» Task statement
Quote every line of the data below as it stands, omitting pictures.
___ Information shown ___
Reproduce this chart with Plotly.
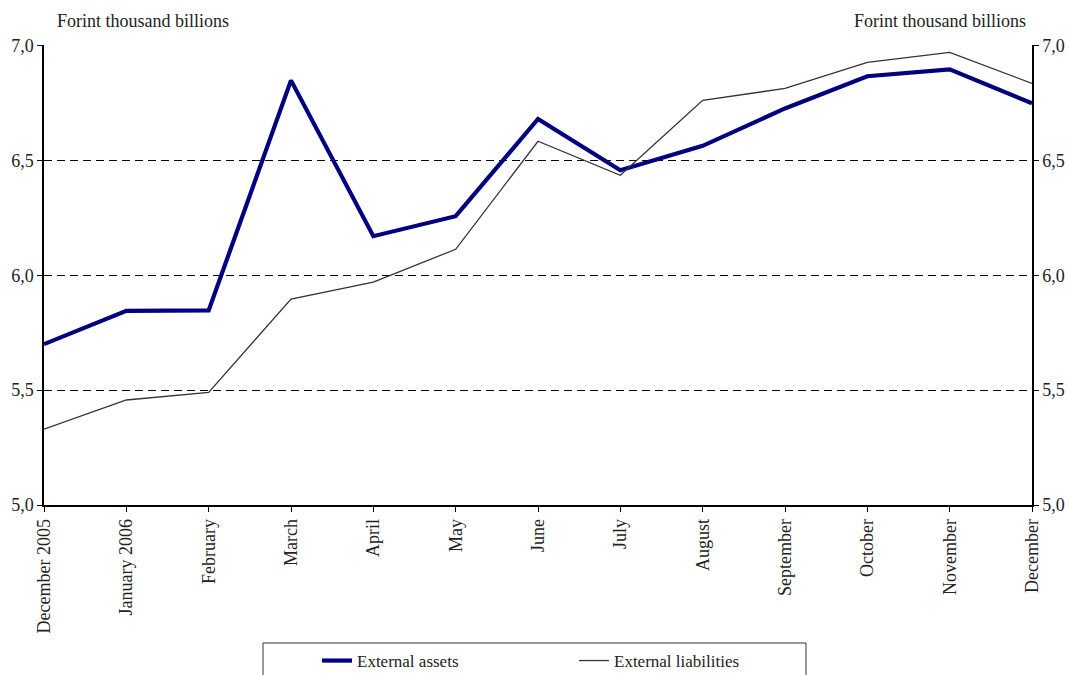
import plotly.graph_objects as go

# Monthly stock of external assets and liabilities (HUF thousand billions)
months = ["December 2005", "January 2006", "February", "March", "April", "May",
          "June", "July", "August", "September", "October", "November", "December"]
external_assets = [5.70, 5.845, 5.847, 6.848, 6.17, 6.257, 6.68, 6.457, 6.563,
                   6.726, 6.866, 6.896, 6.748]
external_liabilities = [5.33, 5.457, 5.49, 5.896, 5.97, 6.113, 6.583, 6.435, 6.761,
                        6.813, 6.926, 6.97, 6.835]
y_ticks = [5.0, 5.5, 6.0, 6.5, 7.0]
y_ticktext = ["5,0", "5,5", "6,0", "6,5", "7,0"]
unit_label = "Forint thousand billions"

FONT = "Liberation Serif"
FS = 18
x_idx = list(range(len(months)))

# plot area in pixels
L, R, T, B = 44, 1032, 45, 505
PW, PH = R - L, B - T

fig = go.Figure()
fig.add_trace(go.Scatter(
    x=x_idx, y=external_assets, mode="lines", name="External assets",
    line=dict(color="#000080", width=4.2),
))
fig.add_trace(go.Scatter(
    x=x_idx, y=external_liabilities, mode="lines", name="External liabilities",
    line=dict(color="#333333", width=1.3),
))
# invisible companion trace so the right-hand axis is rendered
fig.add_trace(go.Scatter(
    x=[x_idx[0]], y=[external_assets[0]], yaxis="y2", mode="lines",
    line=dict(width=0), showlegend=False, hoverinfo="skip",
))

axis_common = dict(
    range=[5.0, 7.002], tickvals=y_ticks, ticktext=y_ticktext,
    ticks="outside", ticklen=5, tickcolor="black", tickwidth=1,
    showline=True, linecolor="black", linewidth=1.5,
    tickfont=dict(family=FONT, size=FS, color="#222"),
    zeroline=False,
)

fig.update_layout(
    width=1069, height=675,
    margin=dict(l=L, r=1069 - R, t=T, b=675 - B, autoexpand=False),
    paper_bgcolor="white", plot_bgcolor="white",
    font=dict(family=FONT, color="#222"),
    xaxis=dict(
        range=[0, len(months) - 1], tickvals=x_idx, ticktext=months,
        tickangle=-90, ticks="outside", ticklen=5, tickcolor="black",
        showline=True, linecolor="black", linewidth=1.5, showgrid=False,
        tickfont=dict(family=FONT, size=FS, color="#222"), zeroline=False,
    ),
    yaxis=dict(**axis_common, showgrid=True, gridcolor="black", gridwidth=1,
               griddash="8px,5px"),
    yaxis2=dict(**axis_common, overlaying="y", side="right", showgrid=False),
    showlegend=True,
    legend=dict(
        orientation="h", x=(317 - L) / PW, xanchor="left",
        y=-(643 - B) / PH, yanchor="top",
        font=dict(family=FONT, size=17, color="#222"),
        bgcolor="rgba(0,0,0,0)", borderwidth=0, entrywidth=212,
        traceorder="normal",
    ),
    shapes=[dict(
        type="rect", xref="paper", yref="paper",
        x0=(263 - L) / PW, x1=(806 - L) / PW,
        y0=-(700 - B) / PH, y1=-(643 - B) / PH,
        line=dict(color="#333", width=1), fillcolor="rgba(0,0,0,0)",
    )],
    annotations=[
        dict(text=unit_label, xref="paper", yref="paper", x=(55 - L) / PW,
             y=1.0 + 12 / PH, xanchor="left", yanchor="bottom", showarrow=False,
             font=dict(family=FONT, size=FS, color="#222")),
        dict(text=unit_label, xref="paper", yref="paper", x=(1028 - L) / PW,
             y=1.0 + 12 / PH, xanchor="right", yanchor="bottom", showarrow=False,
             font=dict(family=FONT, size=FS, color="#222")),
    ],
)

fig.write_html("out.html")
___
» Written solution
Reproduce this chart with Plotly.
import plotly.graph_objects as go

# Monthly stock of external assets and liabilities (HUF thousand billions)
months = ["December 2005", "January 2006", "February", "March", "April", "May",
          "June", "July", "August", "September", "October", "November", "December"]
external_assets = [5.70, 5.845, 5.847, 6.848, 6.17, 6.257, 6.68, 6.457, 6.563,
                   6.726, 6.866, 6.896, 6.748]
external_liabilities = [5.33, 5.457, 5.49, 5.896, 5.97, 6.113, 6.583, 6.435, 6.761,
                        6.813, 6.926, 6.97, 6.835]
y_ticks = [5.0, 5.5, 6.0, 6.5, 7.0]
y_ticktext = ["5,0", "5,5", "6,0", "6,5", "7,0"]
unit_label = "Forint thousand billions"

FONT = "Liberation Serif"
FS = 18
x_idx = list(range(len(months)))

# plot area in pixels
L, R, T, B = 44, 1032, 45, 505
PW, PH = R - L, B - T

fig = go.Figure()
fig.add_trace(go.Scatter(
    x=x_idx, y=external_assets, mode="lines", name="External assets",
    line=dict(color="#000080", width=4.2),
))
fig.add_trace(go.Scatter(
    x=x_idx, y=external_liabilities, mode="lines", name="External liabilities",
    line=dict(color="#333333", width=1.3),
))
# invisible companion trace so the right-hand axis is rendered
fig.add_trace(go.Scatter(
    x=[x_idx[0]], y=[external_assets[0]], yaxis="y2", mode="lines",
    line=dict(width=0), showlegend=False, hoverinfo="skip",
))

axis_common = dict(
    range=[5.0, 7.002], tickvals=y_ticks, ticktext=y_ticktext,
    ticks="outside", ticklen=5, tickcolor="black", tickwidth=1,
    showline=True, linecolor="black", linewidth=1.5,
    tickfont=dict(family=FONT, size=FS, color="#222"),
    zeroline=False,
)

fig.update_layout(
    width=1069, height=675,
    margin=dict(l=L, r=1069 - R, t=T, b=675 - B, autoexpand=False),
    paper_bgcolor="white", plot_bgcolor="white",
    font=dict(family=FONT, color="#222"),
    xaxis=dict(
        range=[0, len(months) - 1], tickvals=x_idx, ticktext=months,
        tickangle=-90, ticks="outside", ticklen=5, tickcolor="black",
        showline=True, linecolor="black", linewidth=1.5, showgrid=False,
        tickfont=dict(family=FONT, size=FS, color="#222"), zeroline=False,
    ),
    yaxis=dict(**axis_common, showgrid=True, gridcolor="black", gridwidth=1,
               griddash="8px,5px"),
    yaxis2=dict(**axis_common, overlaying="y", side="right", showgrid=False),
    showlegend=True,
    legend=dict(
        orientation="h", x=(317 - L) / PW, xanchor="left",
        y=-(643 - B) / PH, yanchor="top",
        font=dict(family=FONT, size=17, color="#222"),
        bgcolor="rgba(0,0,0,0)", borderwidth=0, entrywidth=212,
        traceorder="normal",
    ),
    shapes=[dict(
        type="rect", xref="paper", yref="paper",
        x0=(263 - L) / PW, x1=(806 - L) / PW,
        y0=-(700 - B) / PH, y1=-(643 - B) / PH,
        line=dict(color="#333", width=1), fillcolor="rgba(0,0,0,0)",
    )],
    annotations=[
        dict(text=unit_label, xref="paper", yref="paper", x=(55 - L) / PW,
             y=1.0 + 12 / PH, xanchor="left", yanchor="bottom", showarrow=False,
             font=dict(family=FONT, size=FS, color="#222")),
        dict(text=unit_label, xref="paper", yref="paper", x=(1028 - L) / PW,
             y=1.0 + 12 / PH, xanchor="right", yanchor="bottom", showarrow=False,
             font=dict(family=FONT, size=FS, color="#222")),
    ],
)

fig.write_html("out.html")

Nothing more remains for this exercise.